Overall, Boogie and Brow have been great together. Unfortunately, the same can’t be said when Davis sits—usually in street clothes. The Pelicans outscore opponents by five points per 100 possessions when Davis is on the court, but they’re outscored by more than 10 points when he’s not, and they still get outscored by over nine points per 100 possessions when DeMarcus is on the court without Davis.
And the Unibrow could’ve been off the court for a while after straining his pelvis in Utah. Thankfully, an MRI didn’t reveal any structural damage, but last season was his first playing more than 70 games in a season. But Pellies front office personnel shouldn’t forget Boogie has recently shown he can hold it down with Davis out. He put up a game-high 38 points in Portland, manhandling Jusuf Nurkic in a recent Pelicans win.

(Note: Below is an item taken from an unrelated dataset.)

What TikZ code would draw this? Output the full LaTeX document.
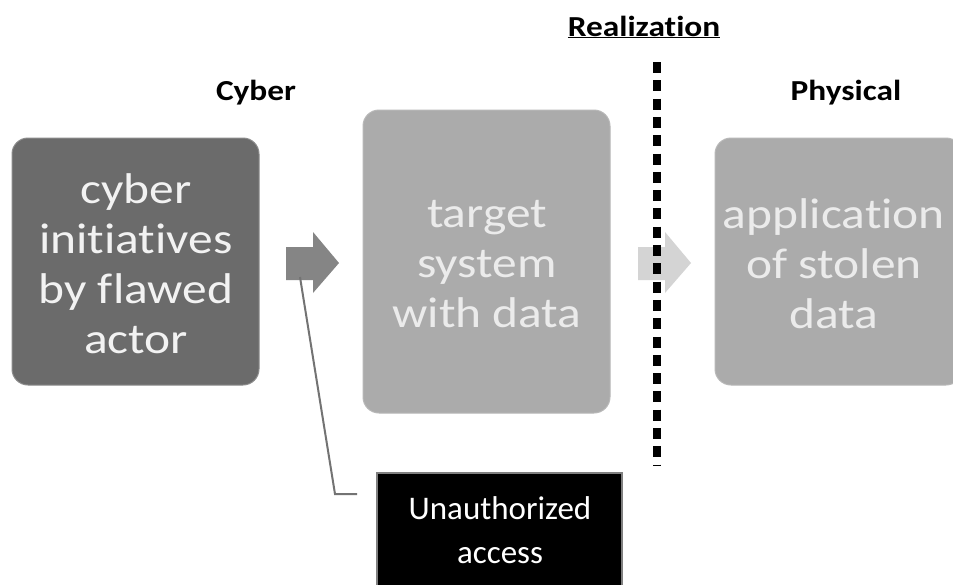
\documentclass[tikz,border=0pt]{standalone}
\usepackage{fontspec}
\setmainfont{Carlito}[Ligatures=NoCommon]
\newfontfamily\widefont{Carlito}[Ligatures=NoCommon, FakeStretch=1.15]
\begin{document}
\begin{tikzpicture}[x=1pt,y=-1pt,
  stepbox/.style={rounded corners=16pt, line width=1pt},
  boxtext/.style={align=center, font=\widefont\fontsize{43}{50}\selectfont},
  heading/.style={font=\widefont\fontsize{29}{32}\selectfont\bfseries, text=black},
  arrowfill/.style={draw=none}
]
\useasboundingbox (0,0) rectangle (953,584);
\fill[white] (0,0) rectangle (953,584);
\begin{scope}
\clip (0,0) rectangle (953,584);
% boxes
\draw[stepbox, fill=black!58, draw=black!45] (12,138) rectangle (259,385);
\draw[stepbox, fill=black!33, draw=black!28] (363,110) rectangle (610,413);
\draw[stepbox, fill=black!33, draw=black!28] (715,138) rectangle (962,385);
\node[boxtext, text=white!95!black] (b1) at (136,264) {cyber\\initiatives\\by flawed\\actor};
\node[boxtext, text=white!92!black] (b2) at (487,264) {target\\system\\with data};
\node[boxtext, text=white!92!black] (b3) at (834,264) {application\\of stolen\\data};
% arrows
\fill[black!48, arrowfill] (286,247) -- (313,247) -- (313,232) -- (339,263) -- (313,293) -- (313,280) -- (286,280) -- cycle;
\coordinate (a1) at (300,277);
\fill[black!17, arrowfill] (638,247) -- (665,247) -- (665,232) -- (691,263) -- (665,293) -- (665,280) -- (638,280) -- cycle;
% realization line
\draw[line width=8pt, dash pattern=on 11pt off 7.3pt] (657,62) -- (657,466);
% labels
\node[heading] (cy) at (256,93) {Cyber};
\node[heading] (ph) at (846,93) {Physical};
\node[heading] (re) at (644,27) {\underline{Realization}};
% unauthorized access
\draw[fill=black, draw=black!50, line width=1.5pt] (377,473) rectangle (622,600);
\node[align=center, text=white, font=\fontsize{33}{44}\selectfont] (ua) at (500,530) {Unauthorized\\access};
\coordinate (c1) at (335,494);
\coordinate (c2) at (357,494);
\draw[black!55, line width=2pt] (a1) -- (c1) -- (c2);
\end{scope}
\end{tikzpicture}
\end{document}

With Davis (24 years old) and Cousins (27) either in their prime or near it, the Pellies have the big bodies to compete against the best in the West this season and beyond. Houston and Golden State are both predicated on perimeter players that emphasize spacing, ball handling and shooting. They are both thin where the Pelicans are not: the front court.
Soon, New Orleans needs to come to a decision. Cousins’ contract expires this summer, and while the Pellies hold his Bird rights, it’s unclear they’ll offer him the max. Half the NBA allegedly has a “No Boogie” policy* and it’s still not clear Cousins finishes the season in New Orleans. Before the Pellies even tipped off their first game, there were already whisperings about a possible trade with Washington.
Like Holiday over the summer, the Pelicans should keep Boogie and re-sign him to the max. He’s an incentive for Davis’ own free agency and the singularity of the big-big pairing in today’s NBA has been too damn interesting to give up on it before we get a season-long look. Plus, who doesn’t want to see the Warriors battle the Bayou bigs in a seven-game series?
*Perception about a player becomes reality until you actually have them on your team.